Supplied records >>
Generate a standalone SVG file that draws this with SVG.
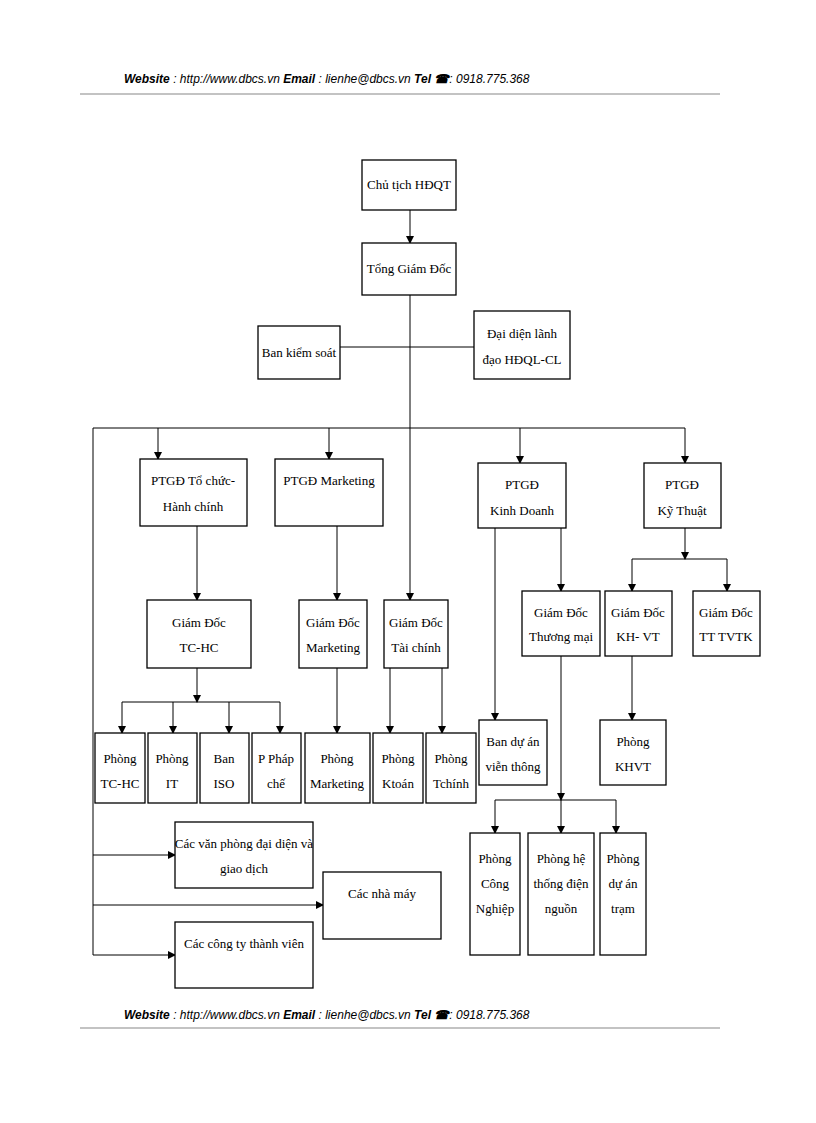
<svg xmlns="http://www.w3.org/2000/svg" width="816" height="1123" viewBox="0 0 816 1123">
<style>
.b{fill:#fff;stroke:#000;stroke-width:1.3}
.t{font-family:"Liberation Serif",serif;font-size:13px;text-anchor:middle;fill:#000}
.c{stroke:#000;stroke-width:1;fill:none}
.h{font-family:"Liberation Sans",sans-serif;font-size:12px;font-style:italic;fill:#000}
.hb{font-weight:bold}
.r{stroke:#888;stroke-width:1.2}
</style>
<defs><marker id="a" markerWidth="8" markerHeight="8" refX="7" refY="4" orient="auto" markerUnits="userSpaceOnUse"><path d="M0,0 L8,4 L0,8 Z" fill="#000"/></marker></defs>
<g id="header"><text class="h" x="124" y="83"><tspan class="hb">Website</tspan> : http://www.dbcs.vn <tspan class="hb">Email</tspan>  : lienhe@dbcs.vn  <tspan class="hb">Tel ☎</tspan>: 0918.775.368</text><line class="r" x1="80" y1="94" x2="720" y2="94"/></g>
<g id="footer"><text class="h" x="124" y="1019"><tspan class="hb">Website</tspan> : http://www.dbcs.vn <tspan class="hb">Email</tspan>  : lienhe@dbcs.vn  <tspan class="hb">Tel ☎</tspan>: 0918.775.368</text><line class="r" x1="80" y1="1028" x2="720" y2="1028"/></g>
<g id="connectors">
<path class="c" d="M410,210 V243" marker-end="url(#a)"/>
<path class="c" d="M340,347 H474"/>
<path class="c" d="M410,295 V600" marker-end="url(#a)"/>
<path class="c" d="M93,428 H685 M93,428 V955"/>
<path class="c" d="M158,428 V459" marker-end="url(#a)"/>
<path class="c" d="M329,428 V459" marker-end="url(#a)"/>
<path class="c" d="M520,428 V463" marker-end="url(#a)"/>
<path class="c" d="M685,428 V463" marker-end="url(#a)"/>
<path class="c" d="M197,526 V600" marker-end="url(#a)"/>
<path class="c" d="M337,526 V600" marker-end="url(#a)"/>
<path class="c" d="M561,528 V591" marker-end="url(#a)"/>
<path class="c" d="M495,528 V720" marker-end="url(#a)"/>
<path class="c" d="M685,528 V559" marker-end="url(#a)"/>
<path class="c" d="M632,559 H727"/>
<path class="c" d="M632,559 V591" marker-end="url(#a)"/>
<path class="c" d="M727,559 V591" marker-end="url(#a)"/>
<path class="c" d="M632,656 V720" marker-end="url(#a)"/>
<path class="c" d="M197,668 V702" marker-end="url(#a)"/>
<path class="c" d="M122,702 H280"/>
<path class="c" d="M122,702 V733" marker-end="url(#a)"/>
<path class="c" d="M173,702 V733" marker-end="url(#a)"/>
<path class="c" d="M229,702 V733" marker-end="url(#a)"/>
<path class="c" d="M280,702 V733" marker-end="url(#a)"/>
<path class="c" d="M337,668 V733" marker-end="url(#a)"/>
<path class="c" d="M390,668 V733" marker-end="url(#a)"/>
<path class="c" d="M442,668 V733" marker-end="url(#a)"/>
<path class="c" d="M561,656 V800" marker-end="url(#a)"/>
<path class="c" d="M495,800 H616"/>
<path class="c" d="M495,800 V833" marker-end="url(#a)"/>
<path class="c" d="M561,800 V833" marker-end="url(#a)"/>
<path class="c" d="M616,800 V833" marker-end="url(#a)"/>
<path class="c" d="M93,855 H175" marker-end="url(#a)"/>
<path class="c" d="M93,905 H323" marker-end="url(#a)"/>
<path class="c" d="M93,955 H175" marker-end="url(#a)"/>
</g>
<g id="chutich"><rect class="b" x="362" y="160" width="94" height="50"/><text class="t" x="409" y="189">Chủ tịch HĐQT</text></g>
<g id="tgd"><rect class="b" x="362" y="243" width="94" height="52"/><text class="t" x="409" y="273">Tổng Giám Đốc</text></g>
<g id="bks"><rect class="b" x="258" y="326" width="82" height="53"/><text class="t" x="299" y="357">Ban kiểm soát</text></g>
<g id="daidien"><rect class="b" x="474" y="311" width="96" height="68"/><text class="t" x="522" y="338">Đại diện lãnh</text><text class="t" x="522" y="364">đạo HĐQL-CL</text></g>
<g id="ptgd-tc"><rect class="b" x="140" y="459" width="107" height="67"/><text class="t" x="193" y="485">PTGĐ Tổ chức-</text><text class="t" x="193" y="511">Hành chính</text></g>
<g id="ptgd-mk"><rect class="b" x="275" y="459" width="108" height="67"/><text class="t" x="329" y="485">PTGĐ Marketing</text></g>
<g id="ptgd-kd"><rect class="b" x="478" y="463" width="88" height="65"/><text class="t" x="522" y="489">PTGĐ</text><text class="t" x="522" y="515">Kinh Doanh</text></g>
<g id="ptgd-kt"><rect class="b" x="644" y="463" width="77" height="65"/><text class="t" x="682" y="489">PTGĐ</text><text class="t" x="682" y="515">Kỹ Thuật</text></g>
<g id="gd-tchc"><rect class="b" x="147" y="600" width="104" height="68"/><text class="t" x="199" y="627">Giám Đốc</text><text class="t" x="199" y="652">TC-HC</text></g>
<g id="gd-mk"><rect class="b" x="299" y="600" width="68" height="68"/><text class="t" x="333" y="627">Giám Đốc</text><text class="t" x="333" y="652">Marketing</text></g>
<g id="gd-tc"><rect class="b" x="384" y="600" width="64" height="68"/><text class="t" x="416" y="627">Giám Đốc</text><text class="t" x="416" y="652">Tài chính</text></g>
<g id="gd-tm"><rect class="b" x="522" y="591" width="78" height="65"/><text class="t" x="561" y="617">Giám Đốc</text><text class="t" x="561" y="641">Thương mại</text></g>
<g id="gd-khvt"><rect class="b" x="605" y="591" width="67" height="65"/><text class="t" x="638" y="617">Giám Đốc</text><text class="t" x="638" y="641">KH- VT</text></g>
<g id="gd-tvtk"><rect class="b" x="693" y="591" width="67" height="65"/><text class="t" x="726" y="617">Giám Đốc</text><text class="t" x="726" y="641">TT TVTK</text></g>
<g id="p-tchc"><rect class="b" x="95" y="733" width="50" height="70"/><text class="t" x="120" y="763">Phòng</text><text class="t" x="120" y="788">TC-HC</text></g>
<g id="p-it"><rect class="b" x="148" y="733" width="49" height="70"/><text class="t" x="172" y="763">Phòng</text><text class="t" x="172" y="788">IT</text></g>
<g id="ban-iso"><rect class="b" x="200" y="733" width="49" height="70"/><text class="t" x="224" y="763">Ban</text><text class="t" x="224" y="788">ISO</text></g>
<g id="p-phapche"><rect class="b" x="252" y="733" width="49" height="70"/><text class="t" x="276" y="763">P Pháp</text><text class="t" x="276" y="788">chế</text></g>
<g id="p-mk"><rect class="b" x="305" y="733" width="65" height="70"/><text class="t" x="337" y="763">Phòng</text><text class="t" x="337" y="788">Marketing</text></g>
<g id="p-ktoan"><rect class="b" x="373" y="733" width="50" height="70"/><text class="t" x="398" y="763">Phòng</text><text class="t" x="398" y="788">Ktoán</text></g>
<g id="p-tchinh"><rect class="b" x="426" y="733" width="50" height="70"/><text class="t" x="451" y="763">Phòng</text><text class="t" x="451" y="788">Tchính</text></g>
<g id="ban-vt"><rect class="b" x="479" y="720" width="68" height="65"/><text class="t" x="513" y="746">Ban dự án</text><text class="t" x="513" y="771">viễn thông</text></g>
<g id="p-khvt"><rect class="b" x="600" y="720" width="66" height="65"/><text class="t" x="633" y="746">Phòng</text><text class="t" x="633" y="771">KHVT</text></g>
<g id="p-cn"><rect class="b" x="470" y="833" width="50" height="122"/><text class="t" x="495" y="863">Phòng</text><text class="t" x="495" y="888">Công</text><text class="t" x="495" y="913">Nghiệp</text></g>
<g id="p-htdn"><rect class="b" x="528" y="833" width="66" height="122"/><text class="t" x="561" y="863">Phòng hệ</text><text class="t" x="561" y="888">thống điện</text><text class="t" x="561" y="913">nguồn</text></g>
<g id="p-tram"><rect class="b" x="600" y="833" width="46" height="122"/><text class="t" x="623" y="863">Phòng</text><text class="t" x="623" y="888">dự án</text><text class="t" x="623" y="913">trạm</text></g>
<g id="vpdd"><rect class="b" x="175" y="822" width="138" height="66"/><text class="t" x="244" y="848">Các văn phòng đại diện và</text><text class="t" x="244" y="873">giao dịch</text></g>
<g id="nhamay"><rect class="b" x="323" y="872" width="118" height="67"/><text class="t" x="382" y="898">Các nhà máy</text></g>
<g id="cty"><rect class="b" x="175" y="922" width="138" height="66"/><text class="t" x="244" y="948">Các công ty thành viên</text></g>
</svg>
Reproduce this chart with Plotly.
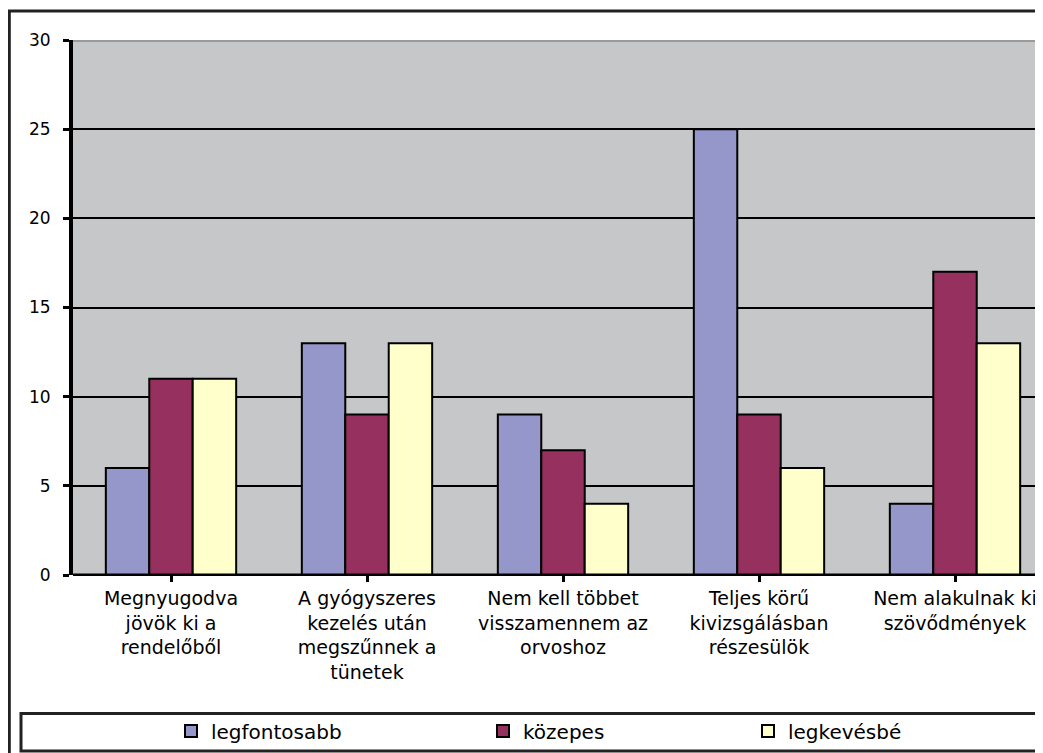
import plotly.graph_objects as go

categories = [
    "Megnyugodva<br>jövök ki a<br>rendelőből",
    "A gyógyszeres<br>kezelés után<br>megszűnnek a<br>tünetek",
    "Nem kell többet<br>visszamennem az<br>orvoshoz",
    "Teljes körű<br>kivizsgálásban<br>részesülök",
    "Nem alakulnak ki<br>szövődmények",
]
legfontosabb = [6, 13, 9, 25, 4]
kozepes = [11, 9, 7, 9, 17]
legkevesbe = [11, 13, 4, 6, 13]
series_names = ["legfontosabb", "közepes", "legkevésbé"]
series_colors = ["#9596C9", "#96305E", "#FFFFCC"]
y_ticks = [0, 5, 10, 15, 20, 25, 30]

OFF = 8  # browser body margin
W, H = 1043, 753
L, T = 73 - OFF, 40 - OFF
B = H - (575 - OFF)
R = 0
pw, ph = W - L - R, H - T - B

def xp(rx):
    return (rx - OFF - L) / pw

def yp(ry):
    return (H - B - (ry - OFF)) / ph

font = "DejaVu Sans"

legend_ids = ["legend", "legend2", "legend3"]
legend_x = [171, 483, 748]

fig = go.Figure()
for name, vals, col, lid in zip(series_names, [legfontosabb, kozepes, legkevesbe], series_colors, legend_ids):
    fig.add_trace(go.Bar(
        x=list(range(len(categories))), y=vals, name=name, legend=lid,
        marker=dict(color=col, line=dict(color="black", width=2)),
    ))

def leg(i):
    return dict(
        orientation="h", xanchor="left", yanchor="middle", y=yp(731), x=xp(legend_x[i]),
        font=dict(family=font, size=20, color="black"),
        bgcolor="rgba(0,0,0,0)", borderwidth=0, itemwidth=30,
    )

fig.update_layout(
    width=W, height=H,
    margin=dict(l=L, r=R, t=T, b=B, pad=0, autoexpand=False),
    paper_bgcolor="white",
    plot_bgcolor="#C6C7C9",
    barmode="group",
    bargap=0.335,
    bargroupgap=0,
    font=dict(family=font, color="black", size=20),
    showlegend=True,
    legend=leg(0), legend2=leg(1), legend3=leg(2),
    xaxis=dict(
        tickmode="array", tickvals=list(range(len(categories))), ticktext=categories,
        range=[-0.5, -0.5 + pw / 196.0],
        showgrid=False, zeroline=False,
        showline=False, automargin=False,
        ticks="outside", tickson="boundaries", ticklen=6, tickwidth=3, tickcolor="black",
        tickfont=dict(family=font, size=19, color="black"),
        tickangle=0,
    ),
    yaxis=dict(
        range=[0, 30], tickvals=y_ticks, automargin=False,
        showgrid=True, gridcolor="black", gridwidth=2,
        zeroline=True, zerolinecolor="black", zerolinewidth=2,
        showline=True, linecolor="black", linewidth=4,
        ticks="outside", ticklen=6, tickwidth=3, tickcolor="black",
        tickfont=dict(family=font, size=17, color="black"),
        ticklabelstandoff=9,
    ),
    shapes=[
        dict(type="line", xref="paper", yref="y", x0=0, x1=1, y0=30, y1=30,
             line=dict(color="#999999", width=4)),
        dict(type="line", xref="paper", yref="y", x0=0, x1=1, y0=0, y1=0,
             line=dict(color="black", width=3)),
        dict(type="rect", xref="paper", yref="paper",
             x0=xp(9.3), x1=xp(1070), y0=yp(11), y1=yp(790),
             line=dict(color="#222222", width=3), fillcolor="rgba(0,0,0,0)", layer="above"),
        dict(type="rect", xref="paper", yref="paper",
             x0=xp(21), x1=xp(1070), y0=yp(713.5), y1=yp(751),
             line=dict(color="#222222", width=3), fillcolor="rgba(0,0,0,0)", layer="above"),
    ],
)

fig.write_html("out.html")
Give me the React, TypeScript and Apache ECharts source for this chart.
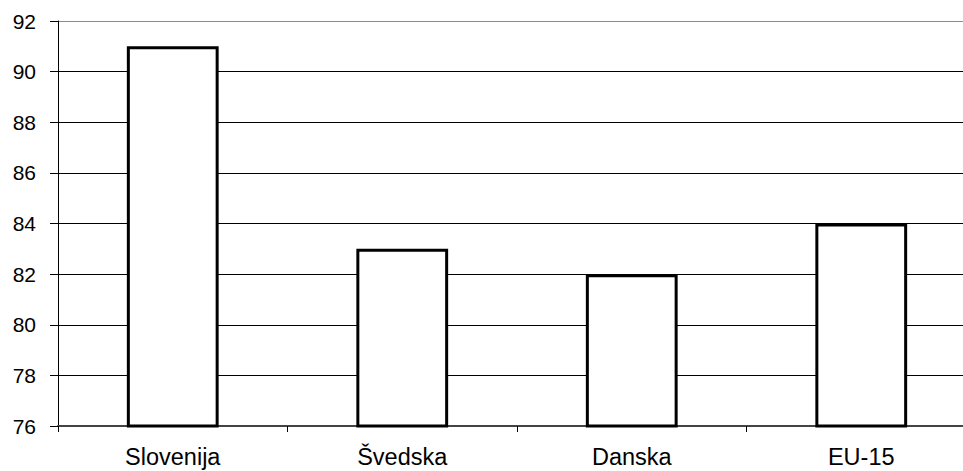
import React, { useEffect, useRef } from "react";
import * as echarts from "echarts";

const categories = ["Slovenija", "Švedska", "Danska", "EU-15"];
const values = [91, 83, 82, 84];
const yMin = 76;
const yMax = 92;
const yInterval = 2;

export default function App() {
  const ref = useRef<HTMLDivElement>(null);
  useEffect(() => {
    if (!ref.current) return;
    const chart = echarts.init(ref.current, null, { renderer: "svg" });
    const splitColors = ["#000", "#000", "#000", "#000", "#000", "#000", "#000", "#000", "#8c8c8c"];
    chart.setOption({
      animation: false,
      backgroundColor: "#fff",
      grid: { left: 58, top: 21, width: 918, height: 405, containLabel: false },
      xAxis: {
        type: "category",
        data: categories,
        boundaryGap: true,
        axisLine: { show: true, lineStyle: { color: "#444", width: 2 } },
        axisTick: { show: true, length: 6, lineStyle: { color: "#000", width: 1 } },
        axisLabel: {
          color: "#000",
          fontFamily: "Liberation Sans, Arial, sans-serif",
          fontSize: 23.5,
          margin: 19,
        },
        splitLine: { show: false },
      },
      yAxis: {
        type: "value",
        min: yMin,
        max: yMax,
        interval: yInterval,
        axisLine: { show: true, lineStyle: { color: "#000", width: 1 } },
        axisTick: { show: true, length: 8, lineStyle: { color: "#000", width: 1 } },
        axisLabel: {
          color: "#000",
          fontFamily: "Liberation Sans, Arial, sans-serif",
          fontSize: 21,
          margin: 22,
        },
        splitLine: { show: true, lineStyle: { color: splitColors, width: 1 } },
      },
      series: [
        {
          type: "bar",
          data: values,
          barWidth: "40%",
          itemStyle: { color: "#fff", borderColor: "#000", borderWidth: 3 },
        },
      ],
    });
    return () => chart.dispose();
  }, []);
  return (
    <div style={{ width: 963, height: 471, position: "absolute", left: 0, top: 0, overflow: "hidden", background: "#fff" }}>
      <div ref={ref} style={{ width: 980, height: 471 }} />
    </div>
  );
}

Job >>
From the line containing "Give me the" through the line containing "const yInterval = 2;", copy every line above exactly, without pictures.

Task output >>
Give me the React, TypeScript and Apache ECharts source for this chart.
import React, { useEffect, useRef } from "react";
import * as echarts from "echarts";

const categories = ["Slovenija", "Švedska", "Danska", "EU-15"];
const values = [91, 83, 82, 84];
const yMin = 76;
const yMax = 92;
const yInterval = 2;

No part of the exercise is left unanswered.